As voters across Ukraine flocked to their local election commission to cast ballots for Kiev's new leadership Sunday, voter turnout proved scarce at a remote polling station established for Ukrainian expatriates living in Moscow.
By 6 p.m., only about 100 Ukrainian voters had showed up to the Ukrainian Embassy to vote.
Voters were required to register one week in advance, so some voters arrived to the polls only to realize that they would not be able to cast their votes.
"I think this is a very important day for Ukraine, we can show that we are a unified nation that can choose its leaders," 22-year-old voter Anton Volovik said while standing in front of the embassy.
"I think that one day things will go back to normal, and relations between Russians and Ukrainians will be fine, but it will take time for political ties to restore themselves," he said.
Volovik and another voter Oleg, 32, who refused to give his last name due to privacy concerns, said they voted for Anatoly Hrytsenko, a moderate pro-Western candidate.
The most recent election poll, which was conducted by the International Republican Institute among 1,200 Ukrainian residents with a margin of error of 2.8 percent gave Hrytsenko only 3 percent of the vote.
Petro Poroshenko and Yulia Tymoshenko came out as the leading contenders with 21 and 11 percent respectively.
"I am not indifferent to the fate of my motherland, even though in fact both Russia and Ukraine can be considered such for me," Oleg, an IT specialist who has been working in Moscow for more than 17 years, said.
Sunday's turnout stood in stark contrast to a remote referendum held at another Moscow precinct on May 11.
Some among the scores of voters that turned up to that polling station, which had been established by the self-proclaimed authorities of Donetsk and Luhansk, waited in line for upwards of three hours. These voters eventually learned that their ballots would not be counted, when Donetsk Central Election Commission head Roman Lyagin said that none of the polling stations established outside of the region had been coordinated with the self-proclaimed authorities.

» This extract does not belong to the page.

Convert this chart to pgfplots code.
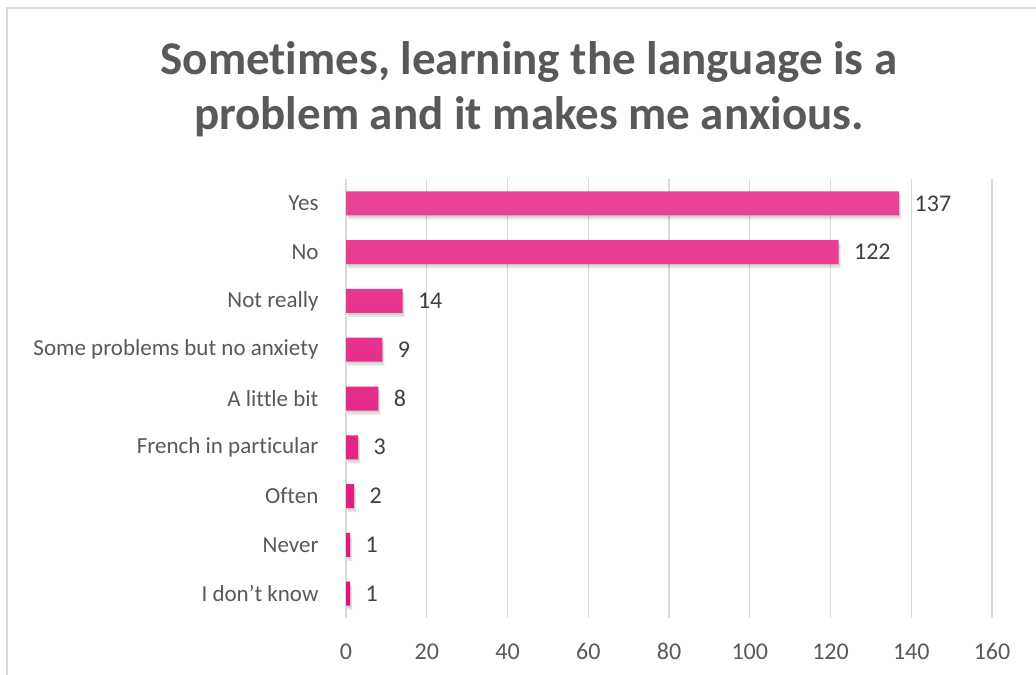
\documentclass[border=0pt]{standalone}
\usepackage{pgfplots}
\pgfplotsset{compat=1.18}
\usepackage{fontspec}
\setmainfont{Carlito}[Ligatures={NoCommon}, RawFeature={-calt;-liga;-dlig}]
\definecolor{txt}{HTML}{595959}
\definecolor{lbl}{HTML}{404040}
\definecolor{gridc}{HTML}{D9D9D9}
\definecolor{barTop}{HTML}{E94596}
\definecolor{barMid}{HTML}{E51A84}
\definecolor{barBot}{HTML}{DF127C}
\begin{document}
\begin{tikzpicture}
\useasboundingbox (0bp,0bp) rectangle (1036bp,675bp);
\fill[white] (0bp,0bp) rectangle (1036bp,675bp);
\draw[gridc, line width=1.5bp] (7bp,0bp) -- (7bp,667bp) -- (1036bp,667bp);
\node[font=\fontsize{47bp}{55bp}\selectfont\bfseries, text=txt, anchor=base] at (529bp,600bp) {Sometimes, learning the language is a};
\node[font=\fontsize{47bp}{55bp}\selectfont\bfseries, text=txt, anchor=base] at (529bp,545bp) {problem and it makes me anxious.};
\begin{axis}[
  at={(346bp,57bp)}, anchor=south west, scale only axis,
  width=646bp, height=439bp,
  xmin=0, xmax=160, ymin=-0.5, ymax=8.5,
  xtick={0,20,...,160}, ytick={0,...,8},
  yticklabels={I don’t know, Never, Often, French in particular, A little bit, Some problems but no anxiety, Not really, No, Yes},
  xmajorgrids, grid style={gridc, line width=1.2bp},
  axis line style={draw=none}, major tick length=0pt,
  /pgf/number format/assume math mode=true,
  xticklabel style={font=\fontsize{24bp}{28bp}\selectfont, text=txt, yshift=-22bp},
  yticklabel style={font=\fontsize{23bp}{27bp}\selectfont, text=txt, xshift=-24bp},
  xbar, bar width=24bp,
  clip=false,
]
\addplot[draw=none, fill=black, fill opacity=0.10, bar shift=-4bp, xshift=2bp, forget plot]
  coordinates {(1,0) (1,1) (2,2) (3,3) (8,4) (9,5) (14,6) (122,7) (137,8)};
\addplot[draw=none, fill=black, fill opacity=0.08, bar shift=-2bp, xshift=1bp, forget plot]
  coordinates {(1,0) (1,1) (2,2) (3,3) (8,4) (9,5) (14,6) (122,7) (137,8)};
\addplot[draw=none, top color=barTop, middle color=barMid, bottom color=barBot, bar shift=0pt,
  nodes near coords,
  nodes near coords style={font=\fontsize{24bp}{28bp}\selectfont, text=lbl, anchor=west, xshift=12bp}]
  coordinates {(1,0) (1,1) (2,2) (3,3) (8,4) (9,5) (14,6) (122,7) (137,8)};
\end{axis}
\end{tikzpicture}
\end{document}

Over the weekend, President Vladimir Putin said that Russia would respect the choice of the Ukrainian people. "The new president can be some kind of transitory figure, or he can take over all the power. It is clear that both scenarios will only aggravate the political struggle in the country," Putin told a group of leading international journalists in St. Petersburg on Saturday.
At the same time, Putin assured that the government "will work with the newly elected authorities."